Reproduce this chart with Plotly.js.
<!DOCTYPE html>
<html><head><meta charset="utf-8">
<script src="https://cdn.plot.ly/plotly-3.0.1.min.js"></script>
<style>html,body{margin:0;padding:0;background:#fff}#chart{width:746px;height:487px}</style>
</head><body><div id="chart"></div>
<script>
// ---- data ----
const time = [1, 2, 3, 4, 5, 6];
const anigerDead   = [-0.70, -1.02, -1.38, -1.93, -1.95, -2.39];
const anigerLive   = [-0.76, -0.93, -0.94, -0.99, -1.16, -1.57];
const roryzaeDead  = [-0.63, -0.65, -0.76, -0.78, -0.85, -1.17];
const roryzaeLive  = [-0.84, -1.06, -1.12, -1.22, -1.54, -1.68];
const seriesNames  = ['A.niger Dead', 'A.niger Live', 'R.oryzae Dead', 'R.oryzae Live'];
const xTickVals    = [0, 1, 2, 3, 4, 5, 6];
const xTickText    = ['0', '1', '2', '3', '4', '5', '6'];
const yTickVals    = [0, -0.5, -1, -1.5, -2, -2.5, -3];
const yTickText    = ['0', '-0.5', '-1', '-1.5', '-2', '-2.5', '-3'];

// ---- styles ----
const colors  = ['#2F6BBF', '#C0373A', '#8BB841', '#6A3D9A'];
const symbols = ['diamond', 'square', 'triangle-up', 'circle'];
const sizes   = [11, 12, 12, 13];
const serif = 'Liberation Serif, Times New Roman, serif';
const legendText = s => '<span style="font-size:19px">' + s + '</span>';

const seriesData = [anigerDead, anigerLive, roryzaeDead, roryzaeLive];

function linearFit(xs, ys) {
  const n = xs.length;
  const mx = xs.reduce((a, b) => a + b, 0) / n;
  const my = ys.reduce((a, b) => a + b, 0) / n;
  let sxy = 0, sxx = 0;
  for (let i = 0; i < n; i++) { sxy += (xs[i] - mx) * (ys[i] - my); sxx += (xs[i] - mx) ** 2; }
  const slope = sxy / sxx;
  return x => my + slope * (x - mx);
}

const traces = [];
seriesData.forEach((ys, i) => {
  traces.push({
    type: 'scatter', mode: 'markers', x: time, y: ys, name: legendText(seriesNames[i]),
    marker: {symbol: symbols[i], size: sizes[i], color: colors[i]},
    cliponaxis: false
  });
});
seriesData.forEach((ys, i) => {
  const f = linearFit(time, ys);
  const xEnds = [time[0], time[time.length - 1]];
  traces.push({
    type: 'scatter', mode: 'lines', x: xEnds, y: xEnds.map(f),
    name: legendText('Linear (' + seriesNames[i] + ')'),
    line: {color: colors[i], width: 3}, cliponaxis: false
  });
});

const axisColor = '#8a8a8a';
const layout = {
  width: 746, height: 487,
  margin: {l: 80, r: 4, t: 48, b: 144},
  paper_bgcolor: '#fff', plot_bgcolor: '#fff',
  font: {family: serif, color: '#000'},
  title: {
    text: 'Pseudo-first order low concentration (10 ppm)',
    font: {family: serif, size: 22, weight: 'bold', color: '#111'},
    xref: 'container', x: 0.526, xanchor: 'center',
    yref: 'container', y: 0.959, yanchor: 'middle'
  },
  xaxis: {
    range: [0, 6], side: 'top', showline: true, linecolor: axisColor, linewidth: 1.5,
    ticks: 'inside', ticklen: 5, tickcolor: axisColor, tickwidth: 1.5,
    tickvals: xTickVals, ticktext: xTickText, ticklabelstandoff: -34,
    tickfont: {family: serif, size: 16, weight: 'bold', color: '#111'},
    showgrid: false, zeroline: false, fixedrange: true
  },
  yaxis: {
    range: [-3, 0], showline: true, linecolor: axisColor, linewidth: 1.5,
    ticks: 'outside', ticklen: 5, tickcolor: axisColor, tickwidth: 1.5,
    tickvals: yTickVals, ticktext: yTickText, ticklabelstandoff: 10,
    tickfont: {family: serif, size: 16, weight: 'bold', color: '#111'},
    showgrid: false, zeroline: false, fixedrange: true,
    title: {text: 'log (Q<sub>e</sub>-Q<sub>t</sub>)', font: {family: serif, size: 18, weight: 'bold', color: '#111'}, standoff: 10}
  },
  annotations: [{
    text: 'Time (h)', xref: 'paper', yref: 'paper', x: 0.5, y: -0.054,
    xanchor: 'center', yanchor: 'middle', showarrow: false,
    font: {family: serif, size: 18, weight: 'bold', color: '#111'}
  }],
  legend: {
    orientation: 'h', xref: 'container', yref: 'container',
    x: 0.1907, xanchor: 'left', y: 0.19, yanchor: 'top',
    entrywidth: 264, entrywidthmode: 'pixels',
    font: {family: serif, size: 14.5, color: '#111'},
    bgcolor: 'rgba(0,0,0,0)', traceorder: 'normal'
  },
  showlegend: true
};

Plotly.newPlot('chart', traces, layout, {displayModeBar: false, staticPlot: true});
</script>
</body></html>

Challenge
Return only the lines spanning from the first line of the material through the line with "anigerLive, roryzaeDead, roryzaeLive];", copied exactly, both ends kept.

Correct response
Reproduce this chart with Plotly.js.
<!DOCTYPE html>
<html><head><meta charset="utf-8">
<script src="https://cdn.plot.ly/plotly-3.0.1.min.js"></script>
<style>html,body{margin:0;padding:0;background:#fff}#chart{width:746px;height:487px}</style>
</head><body><div id="chart"></div>
<script>
// ---- data ----
const time = [1, 2, 3, 4, 5, 6];
const anigerDead   = [-0.70, -1.02, -1.38, -1.93, -1.95, -2.39];
const anigerLive   = [-0.76, -0.93, -0.94, -0.99, -1.16, -1.57];
const roryzaeDead  = [-0.63, -0.65, -0.76, -0.78, -0.85, -1.17];
const roryzaeLive  = [-0.84, -1.06, -1.12, -1.22, -1.54, -1.68];
const seriesNames  = ['A.niger Dead', 'A.niger Live', 'R.oryzae Dead', 'R.oryzae Live'];
const xTickVals    = [0, 1, 2, 3, 4, 5, 6];
const xTickText    = ['0', '1', '2', '3', '4', '5', '6'];
const yTickVals    = [0, -0.5, -1, -1.5, -2, -2.5, -3];
const yTickText    = ['0', '-0.5', '-1', '-1.5', '-2', '-2.5', '-3'];

// ---- styles ----
const colors  = ['#2F6BBF', '#C0373A', '#8BB841', '#6A3D9A'];
const symbols = ['diamond', 'square', 'triangle-up', 'circle'];
const sizes   = [11, 12, 12, 13];
const serif = 'Liberation Serif, Times New Roman, serif';
const legendText = s => '<span style="font-size:19px">' + s + '</span>';

const seriesData = [anigerDead, anigerLive, roryzaeDead, roryzaeLive];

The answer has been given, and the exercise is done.